What’s next for makerspaces? Whether for-profit or nonprofit, future growth depends on having more paid staff, a trend toward the professionalization of makerspaces. The 2014 Makers Nation survey reports that twenty-nine percent of the one hundred makerspaces in the survey rely only on volunteers, and fifty-four percent have one to five paid staff.7 For a makerspace to grow and serve a broad community, they must be able to perform a core set of services to support membership expansion. New people need to be welcomed when they arrive. Classes and workshops are essential to provide basic safety training as well as offer workshops for members who arrive without project ideas.
Good governance is also key. This amounts to building an organization, not just creating a space. “Good governance is resilient, consistently serves its constituency, and is predictable,” said Travis Good. It’s something that Travis and I talk a lot about, as there were few basic questions that we found ourselves asking to understand how a space works:
• Is there a board of directors, and does the leadership change over time?
• How are decisions made about growth, such as moving to a larger space or adding equipment?
• How invested are members as stakeholders in the space, such that they support it and have a voice in how it is managed?
The development of makerspaces can be compared to the rise of fitness clubs. Today’s health clubs started out years ago as bodybuilding gyms. They were designed to meet the needs of a narrow, largely male membership.

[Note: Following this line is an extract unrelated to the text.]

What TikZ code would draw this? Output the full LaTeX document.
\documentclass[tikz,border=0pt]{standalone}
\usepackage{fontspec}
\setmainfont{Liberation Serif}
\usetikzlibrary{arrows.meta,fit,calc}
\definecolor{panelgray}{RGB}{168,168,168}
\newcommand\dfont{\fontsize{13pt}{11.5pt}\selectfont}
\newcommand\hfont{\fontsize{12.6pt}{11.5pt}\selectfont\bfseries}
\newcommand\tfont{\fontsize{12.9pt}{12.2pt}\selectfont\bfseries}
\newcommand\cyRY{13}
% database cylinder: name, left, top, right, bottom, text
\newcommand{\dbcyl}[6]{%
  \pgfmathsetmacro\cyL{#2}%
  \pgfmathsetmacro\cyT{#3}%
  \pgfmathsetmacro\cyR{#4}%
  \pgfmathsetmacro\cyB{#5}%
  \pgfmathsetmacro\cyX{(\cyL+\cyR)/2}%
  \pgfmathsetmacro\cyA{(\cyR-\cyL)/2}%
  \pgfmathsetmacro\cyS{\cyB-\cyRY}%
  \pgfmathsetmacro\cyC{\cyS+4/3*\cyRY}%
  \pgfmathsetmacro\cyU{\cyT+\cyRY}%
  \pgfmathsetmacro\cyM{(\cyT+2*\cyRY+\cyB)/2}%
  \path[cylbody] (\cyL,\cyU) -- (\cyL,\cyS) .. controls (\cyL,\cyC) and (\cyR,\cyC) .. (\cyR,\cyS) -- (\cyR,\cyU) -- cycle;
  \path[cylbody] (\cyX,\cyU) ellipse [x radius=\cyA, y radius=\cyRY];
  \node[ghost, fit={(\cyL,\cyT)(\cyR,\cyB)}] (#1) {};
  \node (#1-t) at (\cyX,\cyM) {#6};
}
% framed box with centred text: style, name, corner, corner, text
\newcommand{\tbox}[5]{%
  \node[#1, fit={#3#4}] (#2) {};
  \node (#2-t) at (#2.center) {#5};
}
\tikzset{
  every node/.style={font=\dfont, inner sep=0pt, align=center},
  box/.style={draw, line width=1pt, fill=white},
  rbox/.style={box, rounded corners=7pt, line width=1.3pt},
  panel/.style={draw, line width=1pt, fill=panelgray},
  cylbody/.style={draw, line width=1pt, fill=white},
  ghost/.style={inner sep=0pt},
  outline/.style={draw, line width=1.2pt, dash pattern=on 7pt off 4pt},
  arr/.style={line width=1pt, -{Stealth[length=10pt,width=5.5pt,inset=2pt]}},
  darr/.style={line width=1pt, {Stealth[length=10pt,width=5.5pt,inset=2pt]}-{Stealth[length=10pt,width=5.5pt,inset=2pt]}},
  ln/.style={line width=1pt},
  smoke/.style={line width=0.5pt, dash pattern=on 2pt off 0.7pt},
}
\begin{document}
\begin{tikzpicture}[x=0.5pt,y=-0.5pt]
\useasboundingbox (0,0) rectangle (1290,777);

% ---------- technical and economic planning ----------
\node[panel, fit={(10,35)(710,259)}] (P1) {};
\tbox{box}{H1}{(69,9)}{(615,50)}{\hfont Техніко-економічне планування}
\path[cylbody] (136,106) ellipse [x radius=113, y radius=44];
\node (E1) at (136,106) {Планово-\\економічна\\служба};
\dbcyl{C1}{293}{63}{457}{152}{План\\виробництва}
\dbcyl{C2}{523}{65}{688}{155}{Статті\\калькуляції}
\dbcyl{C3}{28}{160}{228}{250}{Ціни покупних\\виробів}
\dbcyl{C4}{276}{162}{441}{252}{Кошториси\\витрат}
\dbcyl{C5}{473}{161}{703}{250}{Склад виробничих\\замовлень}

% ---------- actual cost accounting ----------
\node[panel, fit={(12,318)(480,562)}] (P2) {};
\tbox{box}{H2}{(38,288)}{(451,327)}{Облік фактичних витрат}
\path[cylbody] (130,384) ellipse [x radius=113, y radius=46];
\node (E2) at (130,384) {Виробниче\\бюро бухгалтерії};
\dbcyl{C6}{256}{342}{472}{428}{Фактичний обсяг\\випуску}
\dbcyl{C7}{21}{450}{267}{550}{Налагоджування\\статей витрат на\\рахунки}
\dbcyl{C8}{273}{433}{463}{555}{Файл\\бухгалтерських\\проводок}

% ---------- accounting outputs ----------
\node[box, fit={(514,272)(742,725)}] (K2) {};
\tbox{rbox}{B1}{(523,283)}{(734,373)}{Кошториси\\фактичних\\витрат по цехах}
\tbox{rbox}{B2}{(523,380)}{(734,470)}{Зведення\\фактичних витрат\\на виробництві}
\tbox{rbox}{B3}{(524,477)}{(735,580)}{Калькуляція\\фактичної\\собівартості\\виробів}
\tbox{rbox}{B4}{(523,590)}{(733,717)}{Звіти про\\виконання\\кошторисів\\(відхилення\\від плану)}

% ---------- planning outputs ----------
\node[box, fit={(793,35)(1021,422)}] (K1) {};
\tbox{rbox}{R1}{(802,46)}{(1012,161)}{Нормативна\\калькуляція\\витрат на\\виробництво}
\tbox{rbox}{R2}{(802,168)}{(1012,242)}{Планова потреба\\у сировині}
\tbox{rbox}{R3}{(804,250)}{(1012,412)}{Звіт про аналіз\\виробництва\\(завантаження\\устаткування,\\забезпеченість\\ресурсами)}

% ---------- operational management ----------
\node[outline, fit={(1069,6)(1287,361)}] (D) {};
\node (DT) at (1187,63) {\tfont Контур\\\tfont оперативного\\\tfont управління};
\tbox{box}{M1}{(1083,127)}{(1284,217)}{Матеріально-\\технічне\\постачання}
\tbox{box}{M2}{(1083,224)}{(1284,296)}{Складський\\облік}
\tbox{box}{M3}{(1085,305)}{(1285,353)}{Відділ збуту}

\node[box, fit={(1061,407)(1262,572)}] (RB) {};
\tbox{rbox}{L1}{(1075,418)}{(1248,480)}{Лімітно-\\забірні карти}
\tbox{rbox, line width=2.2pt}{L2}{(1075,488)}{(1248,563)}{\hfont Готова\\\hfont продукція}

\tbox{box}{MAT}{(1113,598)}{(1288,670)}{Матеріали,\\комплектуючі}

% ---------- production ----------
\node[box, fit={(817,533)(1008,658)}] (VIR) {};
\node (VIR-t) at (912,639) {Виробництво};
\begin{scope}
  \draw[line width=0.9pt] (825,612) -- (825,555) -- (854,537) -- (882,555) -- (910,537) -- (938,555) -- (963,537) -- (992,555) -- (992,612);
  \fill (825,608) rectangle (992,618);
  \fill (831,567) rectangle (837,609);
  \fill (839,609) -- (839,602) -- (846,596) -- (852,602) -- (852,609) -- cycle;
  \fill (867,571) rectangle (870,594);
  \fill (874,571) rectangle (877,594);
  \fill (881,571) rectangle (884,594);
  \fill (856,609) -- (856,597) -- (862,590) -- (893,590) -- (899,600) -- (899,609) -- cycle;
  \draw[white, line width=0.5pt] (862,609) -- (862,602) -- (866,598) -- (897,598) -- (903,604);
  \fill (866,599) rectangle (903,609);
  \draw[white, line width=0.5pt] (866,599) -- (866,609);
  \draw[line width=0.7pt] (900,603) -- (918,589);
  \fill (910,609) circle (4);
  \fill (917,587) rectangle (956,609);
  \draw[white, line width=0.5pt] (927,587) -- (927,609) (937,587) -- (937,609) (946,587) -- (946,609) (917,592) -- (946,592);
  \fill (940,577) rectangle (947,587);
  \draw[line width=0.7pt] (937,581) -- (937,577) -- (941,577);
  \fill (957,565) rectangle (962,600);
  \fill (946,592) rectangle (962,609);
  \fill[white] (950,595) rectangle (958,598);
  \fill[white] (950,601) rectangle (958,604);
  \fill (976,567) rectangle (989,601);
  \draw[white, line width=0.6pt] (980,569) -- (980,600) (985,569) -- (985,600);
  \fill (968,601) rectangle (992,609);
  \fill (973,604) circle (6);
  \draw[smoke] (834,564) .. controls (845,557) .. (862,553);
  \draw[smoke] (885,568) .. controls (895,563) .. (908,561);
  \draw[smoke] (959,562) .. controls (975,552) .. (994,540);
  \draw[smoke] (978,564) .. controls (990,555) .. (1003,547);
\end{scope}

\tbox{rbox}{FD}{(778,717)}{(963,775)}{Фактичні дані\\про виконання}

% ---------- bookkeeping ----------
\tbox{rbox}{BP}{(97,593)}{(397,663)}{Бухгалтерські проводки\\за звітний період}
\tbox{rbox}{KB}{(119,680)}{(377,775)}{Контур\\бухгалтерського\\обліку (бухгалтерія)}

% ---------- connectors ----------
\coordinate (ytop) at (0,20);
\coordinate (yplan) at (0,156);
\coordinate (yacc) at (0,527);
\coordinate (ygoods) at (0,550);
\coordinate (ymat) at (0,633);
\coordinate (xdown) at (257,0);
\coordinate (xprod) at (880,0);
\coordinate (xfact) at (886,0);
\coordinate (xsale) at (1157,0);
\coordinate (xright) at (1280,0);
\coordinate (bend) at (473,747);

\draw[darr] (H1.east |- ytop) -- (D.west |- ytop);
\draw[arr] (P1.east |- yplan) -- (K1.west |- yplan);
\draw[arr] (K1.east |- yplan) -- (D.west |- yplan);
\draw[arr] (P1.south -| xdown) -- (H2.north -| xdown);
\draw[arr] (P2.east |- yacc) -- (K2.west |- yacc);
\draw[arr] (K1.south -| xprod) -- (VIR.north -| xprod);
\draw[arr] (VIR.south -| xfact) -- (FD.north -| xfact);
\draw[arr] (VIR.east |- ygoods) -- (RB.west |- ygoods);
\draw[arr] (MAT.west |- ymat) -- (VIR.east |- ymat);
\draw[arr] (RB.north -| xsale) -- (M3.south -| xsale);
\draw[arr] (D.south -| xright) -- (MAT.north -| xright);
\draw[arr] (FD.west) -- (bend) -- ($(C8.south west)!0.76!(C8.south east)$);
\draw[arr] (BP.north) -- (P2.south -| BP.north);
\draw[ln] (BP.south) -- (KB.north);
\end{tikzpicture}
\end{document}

They weren’t particularly friendly to newcomers or casual users. Yet something changed in our culture around physical fitness, which became acknowledged as a key aspect of health and well-being, and gyms had to become more open and accommodating if they were to grow. They had to learn to welcome women as well as men who did not see themselves as bodybuilders, attracting both serious and casual members. This is the kind of change we can expect as makerspaces grow.
For all the emphasis on equipment, what makes a makerspace are the people who run it and the community of people that it serves. There is a difference between a place that people use and a place where people feel they belong. Getting that culture right is important—creating an open, supportive culture for exploration, risk-taking, creativity, and personal development. A good makerspace can be transformative for its community.